In February 2023, the results of the world’s largest-ever four-day work week trial were published, indicating a host of positive impacts on employee wellbeing and organisational revenue.
Based on the evidence, we know that job quality matters for wellbeing, so it’s reasonable to assume that changes to work patterns may have wellbeing benefits. But how much confidence can we have in the report’s claims?
Here, Evidence Associate, Michael Sanders, reviews the study and discusses the need for scepticism.
Published by independent research organisation Autonomy, the new report details the results of a four-day week pilot carried out in 61 UK companies from June to December 2022. It involved around 2,900 workers who voluntarily adopted truncated work weeks.
The report is incredibly positive. There are, however, four reasons to be sceptical. This scepticism should not be taken as belief that four-day weeks are a bad thing. The question is whether or not this specific study moves us closer to an answer.
1. The need for a counterfactual
In order for us to identify the impact of an intervention – in this case, a four-day week – we need to have a sense of what would have happened if we’d not given people the intervention. The simplest way to do this is through a randomised trial, where some firms move to a four-day week at random, while others do not.
Instead, the study compares participants before and after the implementation of the four-day week. This kind of analysis offers lower value in our confidence in the findings. There are too many contributing factors to be confident that any changes are caused by the intervention, instead of just the passage of time, or something about the companies that opted in. The participating organisations may have had less happy workforces, or higher staff turnover, than average to begin with and be benefiting from a changing tide. The “great resignation” is, in fact, given by the report authors as a reason for organisations’ participation.

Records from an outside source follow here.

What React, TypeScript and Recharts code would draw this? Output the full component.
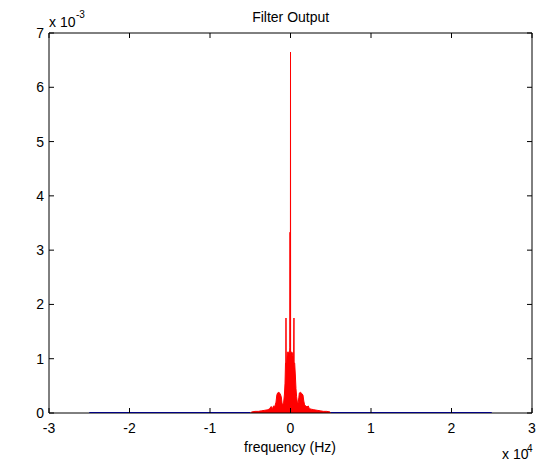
import React from 'react';
import { ComposedChart, Line, Area, XAxis, YAxis } from 'recharts';

// Filter output spectrum (red), magnitude in units of 1e-3
const outputFreqHz = [
  -5000, -4800, -4400, -4000, -3600, -3200, -2800, -2600, -2400, -2250, -2100, -1950, -1800, -1700,
  -1600, -1450, -1300, -1150, -1050, -950, -850, -750, -680, -620, -580, -560, -540, -480, -400,
  -300, -200, -120, -80, -60, -40, -15, 0, 15, 40, 80, 120, 200, 300, 380, 430, 450, 520, 600,
  680, 760, 850, 950, 1030, 1100, 1250, 1400, 1550, 1650, 1750, 1900, 2050, 2200, 2350, 2600,
  2900, 3300, 3700, 4100, 4500, 4900, 5000,
];
const outputMag = [
  0, 0.02, 0.03, 0.03, 0.04, 0.05, 0.06, 0.08, 0.12, 0.08, 0.13, 0.12, 0.2, 0.33,
  0.37, 0.38, 0.36, 0.3, 0.18, 0.15, 0.2, 0.35, 0.55, 0.92, 0.92, 1.75, 0.92, 0.92, 1.12,
  1.12, 1.12, 1.12, 1.2, 3.33, 1.2, 1.12, 6.65, 1.12, 1.12, 1.12, 1.12, 1.12, 1.05, 0.92, 1.75, 0.92, 0.92, 0.7,
  0.45, 0.3, 0.2, 0.18, 0.28, 0.37, 0.38, 0.36, 0.33, 0.22, 0.15, 0.13, 0.11, 0.13, 0.08, 0.07,
  0.06, 0.05, 0.04, 0.03, 0.03, 0.02, 0,
];

// Blue baseline trace (magnitude ~0 outside the passband)
const inputFreqHz = [-25000, -5000, 0, 5000, 25000];
const inputMag: (number | null)[] = [0, 0, null, 0, 0];

const xTicks = [-30000, -20000, -10000, 0, 10000, 20000, 30000];
const yTicks = [0, 1, 2, 3, 4, 5, 6, 7];
const titleText = 'Filter Output';
const xLabelText = 'frequency (Hz)';

const outputData = outputFreqHz.map((f, i) => ({ f, v: outputMag[i] }));
const inputData = inputFreqHz.map((f, i) => ({ f, v: inputMag[i] }));

const FONT = '"Liberation Sans", Arial, Helvetica, sans-serif';
const TICK_LEN = 5;

const BottomTick = (props: any) => {
  const { x, y, payload } = props;
  const axisY = y - 10;
  return (
    <g>
      <line x1={x} x2={x} y1={axisY} y2={axisY - TICK_LEN} stroke="#000" />
      <text x={x} y={y} dy="0.71em" textAnchor="middle" fontSize={14} fontFamily={FONT} fill="#000">
        {String(payload.value / 10000)}
      </text>
    </g>
  );
};

const TopTick = (props: any) => {
  const { x, y } = props;
  return <line x1={x} x2={x} y1={y} y2={y + TICK_LEN} stroke="#000" />;
};

const LeftTick = (props: any) => {
  const { x, y, payload } = props;
  const axisX = x + 5;
  return (
    <g>
      <line x1={axisX} x2={axisX + TICK_LEN} y1={y} y2={y} stroke="#000" />
      <text x={x} y={y} dy="0.355em" textAnchor="end" fontSize={14} fontFamily={FONT} fill="#000">
        {String(payload.value)}
      </text>
    </g>
  );
};

const RightTick = (props: any) => {
  const { x, y } = props;
  return <line x1={x} x2={x - TICK_LEN} y1={y} y2={y} stroke="#000" />;
};

export default function App() {
  const W = 537;
  const H = 461;
  return (
    <div
      style={{
        position: 'fixed',
        left: 0,
        top: 0,
        width: W,
        height: H,
        fontFamily: FONT,
        background: '#fff',
      }}
    >
      <ComposedChart
        width={W}
        height={H}
        margin={{ top: 32, right: 4, bottom: 28, left: 0 }}
        style={{ background: '#fff' }}
      >
        <XAxis
          dataKey="f"
          type="number"
          domain={[-30000, 30000]}
          ticks={xTicks}
          interval={0}
          allowDataOverflow
          height={20}
          tickSize={0}
          tickMargin={10}
          tickLine={false}
          axisLine={{ stroke: '#000' }}
          tick={<BottomTick />}
        />
        <XAxis
          xAxisId="top"
          orientation="top"
          dataKey="f"
          type="number"
          domain={[-30000, 30000]}
          ticks={xTicks}
          interval={0}
          allowDataOverflow
          height={1}
          tickSize={0}
          tickMargin={0}
          tickLine={false}
          axisLine={{ stroke: '#000' }}
          tick={<TopTick />}
        />
        <YAxis
          type="number"
          domain={[0, 7]}
          ticks={yTicks}
          interval={0}
          allowDataOverflow
          width={49}
          tickSize={0}
          tickMargin={5}
          tickLine={false}
          axisLine={{ stroke: '#000' }}
          tick={<LeftTick />}
        />
        <YAxis
          yAxisId="right"
          orientation="right"
          type="number"
          domain={[0, 7]}
          ticks={yTicks}
          interval={0}
          allowDataOverflow
          width={1}
          tickSize={0}
          tickMargin={0}
          tickLine={false}
          axisLine={{ stroke: '#000' }}
          tick={<RightTick />}
        />
        <Line
          data={inputData}
          dataKey="v"
          xAxisId="top"
          yAxisId="right"
          type="linear"
          stroke="#0000ff"
          strokeWidth={2}
          dot={false}
          connectNulls={false}
          isAnimationActive={false}
        />
        <Area
          data={outputData}
          dataKey="v"
          type="linear"
          stroke="#ff0000"
          strokeWidth={1}
          fill="#ff0000"
          fillOpacity={1}
          dot={false}
          isAnimationActive={false}
        />
      </ComposedChart>
      <svg
        width={W}
        height={H}
        style={{ position: 'absolute', left: 0, top: 0, pointerEvents: 'none' }}
      >
        <text x={290.7} y={22} textAnchor="middle" fontSize={14} fontFamily={FONT} fill="#000">
          {titleText}
        </text>
        <text x={49} y={27} fontSize={14} fontFamily={FONT} fill="#000">x 10</text>
        <text x={76} y={18} fontSize={10} fontFamily={FONT} fill="#000">-3</text>
        <text x={290} y={452} textAnchor="middle" fontSize={14} fontFamily={FONT} fill="#000">
          {xLabelText}
        </text>
        <text x={502} y={459} fontSize={14} fontFamily={FONT} fill="#000">x 10</text>
        <text x={527} y={452} fontSize={10} fontFamily={FONT} fill="#000">4</text>
      </svg>
    </div>
  );
}
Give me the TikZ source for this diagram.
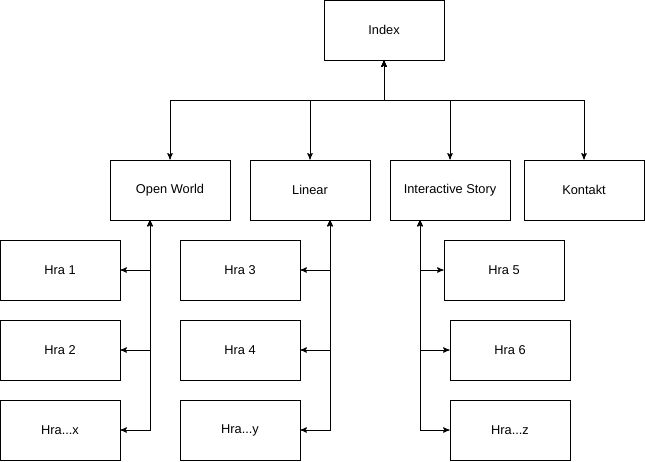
\documentclass[tikz,border=0pt]{standalone}
\usepackage{fontspec}
\setmainfont{Liberation Sans}
\usetikzlibrary{arrows}

\begin{document}
\begin{tikzpicture}
        [x=0.75pt,y=-0.75pt,>=stealth',line width=0.75pt,
         page/.style={draw,rectangle,minimum width=90pt,minimum height=45pt,inner sep=0pt,font=\fontsize{9.6}{11}\selectfont}]
        \useasboundingbox (0,0) rectangle (645,461);
        \node[page] (index) at (384,30) {Index};
        \node[page] (open) at (170,190) {Open World};
        \node[page] (linear) at (310,190) {Linear};
        \node[page] (story) at (450,190) {Interactive Story};
        \node[page] (kontakt) at (584,190) {Kontakt};

        \node[page] (h1) at (60,270) {Hra 1};
        \node[page] (h2) at (60,350) {Hra 2};
        \node[page] (hx) at (60,430) {Hra...x};
        \node[page] (h3) at (240,270) {Hra 3};
        \node[page] (h4) at (240,350) {Hra 4};
        \node[page] (hy) at (240,430) {Hra...y};
        \node[page] (h5) at (504,270) {Hra 5};
        \node[page] (h6) at (510,350) {Hra 6};
        \node[page] (hz) at (510,430) {Hra...z};

        \coordinate (bus) at (384,100);
        \coordinate (ow) at (150,220);
        \coordinate (li) at (330,220);
        \coordinate (is) at (420,220);

        \foreach \to in {open,linear,story,kontakt}
        \draw[<->] (index) -- (bus) -| (\to);
        \foreach \from/\to in {ow/h1,ow/h2,ow/hx,li/h3,li/h4,li/hy,is/h5,is/h6,is/hz}
        \draw[<->] (\from) |- (\to);
      \end{tikzpicture}
\end{document}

There are good reasons why a randomised trial may not have been possible here, but alternative efforts can be made in future studies. For example, collecting data from a matched sample of other organisations, or from the nine organisations that wanted to take part in the project but for various reasons weren’t ready to. A similar approach is used in the evaluation of the National Citizens’ Service. As a result of consistency in quality and study design, the evaluation has been included in the Centre’s evidence reviews such as Social capital and offers scope for drawing robust conclusions. This demonstrates that designing, delivering and evaluating a programme consciously and consistently can capture impact and produce useful, focused learnings.
2. Lack of independent evaluation
The study was carried out exclusively by people who want the four-day week to succeed. This is understandable, as they are the ones most motivated to study it, but it also makes the findings less reliable due to inherent bias.
For example, meta-analyses conducted by Australian academic John Hattie found large average effects of attainment interventions in education contexts. Almost all of the interventions were tested by their developers or other “true believers”. In contrast, trials funded by the Education Endowment Foundation, which were evaluated by more-or-less impartial independent evaluators, found dramatically smaller effects – perhaps one fifth the size on average.
3. Lack of clarity around outcome measures
The study reports the results for a large number of measures, capturing a range of psychological constructs like stress and burnout, as well as a general sense of positive and negative emotions. We would expect a report to detail which measures were used – the Copenhagen Burnout Inventory for example – and/or to publish their full survey in an annex. Neither practice is done by the report authors.
4. Lack of statistical clarity, detail and consistency
A standard approach to analysis when there is no robust counterfactual is to compare pre-and-post treatment mean. This analysis was clearly conducted, and is mentioned in some places, but not consistently. Instead, pie charts show the proportion of people exhibiting increases, decreases, or no change in the metrics. This is an atypical approach to the analysis.
Where changes are reported, it is occasionally mentioned that changes are statistically significant. As there is a lack of clarity in the paper about what tests were conducted we must assume that where significance is not mentioned, the changes were not significant for those measures (burnout, work stress, mental health scores, anxiety, negative emotions, positive emotions, fatigue).
Who specifically the study is looking at is also difficult to tell from the reporting. Figures on revenue, which show a 1.4% increase over the course of the six-month study in an environment of high inflation, come from less than 40% of the sample. Survey responses at endline are received from 70% of participants who completed the baseline survey. This endline response rate is impressive, but becomes less so when we consider that we are told nothing about who does and does not respond at the two time periods. If the least happy/most stressed people at baseline are the most likely to respond at endline, then simple mean regression could explain all of the findings.
General reflections
Conditions that help us thrive in the workplace – such as job security, learning opportunities, a supportive environment and social connections – impact both our productivity and our wellbeing.
Understanding if a four-day week makes a difference is an important question for the future of work, and one we should continue to interrogate.
To ensure successful investment in systems and changes within workplace contexts – and to support the future of employment for both individual wellbeing and the economy – we need rigorous and robust understanding of impact. This is particularly important as ideas move from small trials to larger-scale implementations. It is very possible to conduct robust workplace trials, however case studies remain the norm.
It’s critical that we improve the quality of evidence by asking if interventions work, how effective they are, for how long, and for whom, and whether they meet the cost-effectiveness threshold. This remains the case across public, private and civil society sectors.